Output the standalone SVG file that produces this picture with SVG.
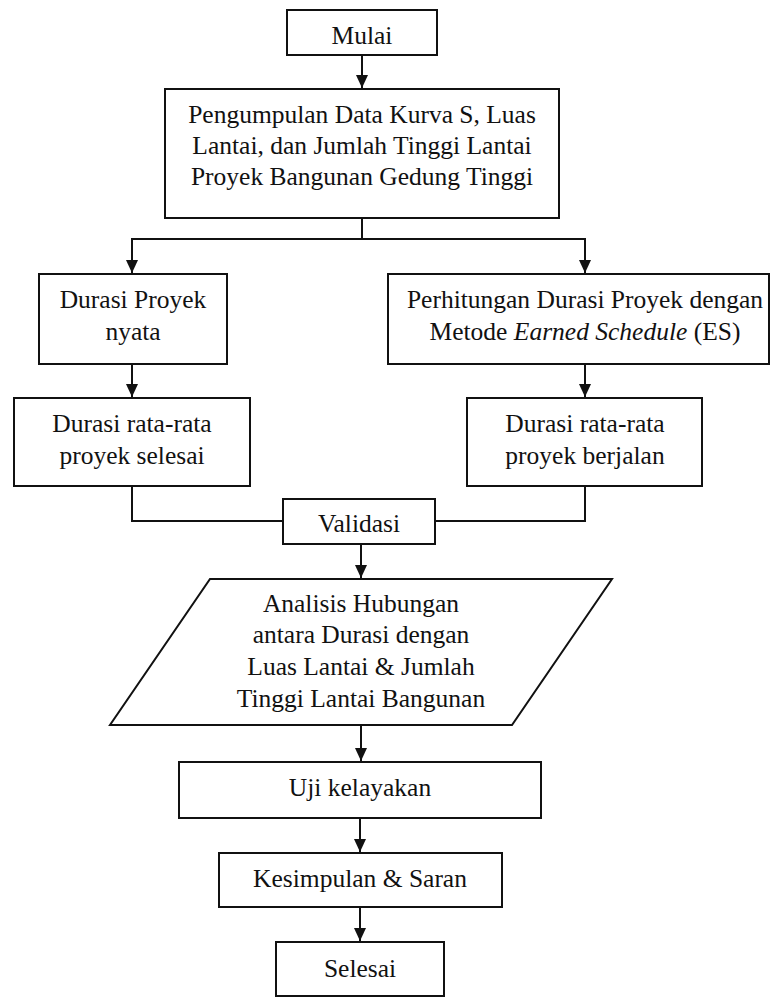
<svg xmlns="http://www.w3.org/2000/svg" width="771" height="997" viewBox="0 0 771 997">
<style>
.box{fill:#fff;stroke:#111;stroke-width:2}
.t{font-family:"Liberation Serif","Times New Roman",serif;font-size:25.5px;fill:#111;text-anchor:middle}
.c{fill:none;stroke:#111;stroke-width:2}
</style>
<defs>
<marker id="ah" markerUnits="userSpaceOnUse" markerWidth="12" markerHeight="13" refX="13" refY="6" orient="auto">
<path d="M0,0 L13,6 L0,12 z" fill="#111"/>
</marker>
</defs>
<rect width="771" height="997" fill="#fff"/>
<g id="connectors">
<path class="c" d="M362,55 V88" marker-end="url(#ah)"/>
<path class="c" d="M362,218 V239 H132 V273" marker-end="url(#ah)"/>
<path class="c" d="M362,239 H585 V273" marker-end="url(#ah)"/>
<path class="c" d="M132,364 V397" marker-end="url(#ah)"/>
<path class="c" d="M585,364 V397" marker-end="url(#ah)"/>
<path class="c" d="M132,486 V521 H283"/>
<path class="c" d="M585,486 V521 H435"/>
<path class="c" d="M361,544 V578" marker-end="url(#ah)"/>
<path class="c" d="M361,725 V761" marker-end="url(#ah)"/>
<path class="c" d="M360,818 V852" marker-end="url(#ah)"/>
<path class="c" d="M360,907 V941" marker-end="url(#ah)"/>
</g>
<g id="mulai">
<rect class="box" x="287" y="10" width="150" height="45"/>
<text class="t" x="362" y="44">Mulai</text>
</g>
<g id="pengumpulan">
<rect class="box" x="165" y="89" width="394" height="129"/>
<text class="t" x="362" y="123">Pengumpulan Data Kurva S, Luas</text>
<text class="t" x="362" y="154">Lantai, dan Jumlah Tinggi Lantai</text>
<text class="t" x="362" y="185">Proyek Bangunan Gedung Tinggi</text>
</g>
<g id="durasi-nyata">
<rect class="box" x="39" y="274" width="188" height="90"/>
<text class="t" x="133" y="308">Durasi Proyek</text>
<text class="t" x="133" y="340">nyata</text>
</g>
<g id="perhitungan">
<rect class="box" x="388" y="274" width="381" height="90"/>
<text class="t" x="585" y="308">Perhitungan Durasi Proyek dengan</text>
<text class="t" x="585" y="340">Metode <tspan font-style="italic">Earned Schedule</tspan> (ES)</text>
</g>
<g id="rata-selesai">
<rect class="box" x="14" y="398" width="236" height="88"/>
<text class="t" x="132" y="432">Durasi rata-rata</text>
<text class="t" x="132" y="464">proyek selesai</text>
</g>
<g id="rata-berjalan">
<rect class="box" x="467" y="398" width="235" height="88"/>
<text class="t" x="585" y="432">Durasi rata-rata</text>
<text class="t" x="585" y="464">proyek berjalan</text>
</g>
<g id="validasi">
<rect class="box" x="283" y="499" width="152" height="45"/>
<text class="t" x="359" y="532">Validasi</text>
</g>
<g id="analisis">
<polygon class="box" points="210,579 612,579 512,725 110,725"/>
<text class="t" x="361" y="612">Analisis Hubungan</text>
<text class="t" x="361" y="643">antara Durasi dengan</text>
<text class="t" x="361" y="675">Luas Lantai &amp; Jumlah</text>
<text class="t" x="361" y="707">Tinggi Lantai Bangunan</text>
</g>
<g id="uji">
<rect class="box" x="179" y="762" width="362" height="56"/>
<text class="t" x="360" y="796">Uji kelayakan</text>
</g>
<g id="kesimpulan">
<rect class="box" x="219" y="853" width="283" height="54"/>
<text class="t" x="360" y="887">Kesimpulan &amp; Saran</text>
</g>
<g id="selesai">
<rect class="box" x="276" y="942" width="168" height="54"/>
<text class="t" x="360" y="977">Selesai</text>
</g>
</svg>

GOAL
Transcribe the full listing above exactly as it stands, minus the pictures.

TASK ANSWER
Output the standalone SVG file that produces this picture with SVG.
<svg xmlns="http://www.w3.org/2000/svg" width="771" height="997" viewBox="0 0 771 997">
<style>
.box{fill:#fff;stroke:#111;stroke-width:2}
.t{font-family:"Liberation Serif","Times New Roman",serif;font-size:25.5px;fill:#111;text-anchor:middle}
.c{fill:none;stroke:#111;stroke-width:2}
</style>
<defs>
<marker id="ah" markerUnits="userSpaceOnUse" markerWidth="12" markerHeight="13" refX="13" refY="6" orient="auto">
<path d="M0,0 L13,6 L0,12 z" fill="#111"/>
</marker>
</defs>
<rect width="771" height="997" fill="#fff"/>
<g id="connectors">
<path class="c" d="M362,55 V88" marker-end="url(#ah)"/>
<path class="c" d="M362,218 V239 H132 V273" marker-end="url(#ah)"/>
<path class="c" d="M362,239 H585 V273" marker-end="url(#ah)"/>
<path class="c" d="M132,364 V397" marker-end="url(#ah)"/>
<path class="c" d="M585,364 V397" marker-end="url(#ah)"/>
<path class="c" d="M132,486 V521 H283"/>
<path class="c" d="M585,486 V521 H435"/>
<path class="c" d="M361,544 V578" marker-end="url(#ah)"/>
<path class="c" d="M361,725 V761" marker-end="url(#ah)"/>
<path class="c" d="M360,818 V852" marker-end="url(#ah)"/>
<path class="c" d="M360,907 V941" marker-end="url(#ah)"/>
</g>
<g id="mulai">
<rect class="box" x="287" y="10" width="150" height="45"/>
<text class="t" x="362" y="44">Mulai</text>
</g>
<g id="pengumpulan">
<rect class="box" x="165" y="89" width="394" height="129"/>
<text class="t" x="362" y="123">Pengumpulan Data Kurva S, Luas</text>
<text class="t" x="362" y="154">Lantai, dan Jumlah Tinggi Lantai</text>
<text class="t" x="362" y="185">Proyek Bangunan Gedung Tinggi</text>
</g>
<g id="durasi-nyata">
<rect class="box" x="39" y="274" width="188" height="90"/>
<text class="t" x="133" y="308">Durasi Proyek</text>
<text class="t" x="133" y="340">nyata</text>
</g>
<g id="perhitungan">
<rect class="box" x="388" y="274" width="381" height="90"/>
<text class="t" x="585" y="308">Perhitungan Durasi Proyek dengan</text>
<text class="t" x="585" y="340">Metode <tspan font-style="italic">Earned Schedule</tspan> (ES)</text>
</g>
<g id="rata-selesai">
<rect class="box" x="14" y="398" width="236" height="88"/>
<text class="t" x="132" y="432">Durasi rata-rata</text>
<text class="t" x="132" y="464">proyek selesai</text>
</g>
<g id="rata-berjalan">
<rect class="box" x="467" y="398" width="235" height="88"/>
<text class="t" x="585" y="432">Durasi rata-rata</text>
<text class="t" x="585" y="464">proyek berjalan</text>
</g>
<g id="validasi">
<rect class="box" x="283" y="499" width="152" height="45"/>
<text class="t" x="359" y="532">Validasi</text>
</g>
<g id="analisis">
<polygon class="box" points="210,579 612,579 512,725 110,725"/>
<text class="t" x="361" y="612">Analisis Hubungan</text>
<text class="t" x="361" y="643">antara Durasi dengan</text>
<text class="t" x="361" y="675">Luas Lantai &amp; Jumlah</text>
<text class="t" x="361" y="707">Tinggi Lantai Bangunan</text>
</g>
<g id="uji">
<rect class="box" x="179" y="762" width="362" height="56"/>
<text class="t" x="360" y="796">Uji kelayakan</text>
</g>
<g id="kesimpulan">
<rect class="box" x="219" y="853" width="283" height="54"/>
<text class="t" x="360" y="887">Kesimpulan &amp; Saran</text>
</g>
<g id="selesai">
<rect class="box" x="276" y="942" width="168" height="54"/>
<text class="t" x="360" y="977">Selesai</text>
</g>
</svg>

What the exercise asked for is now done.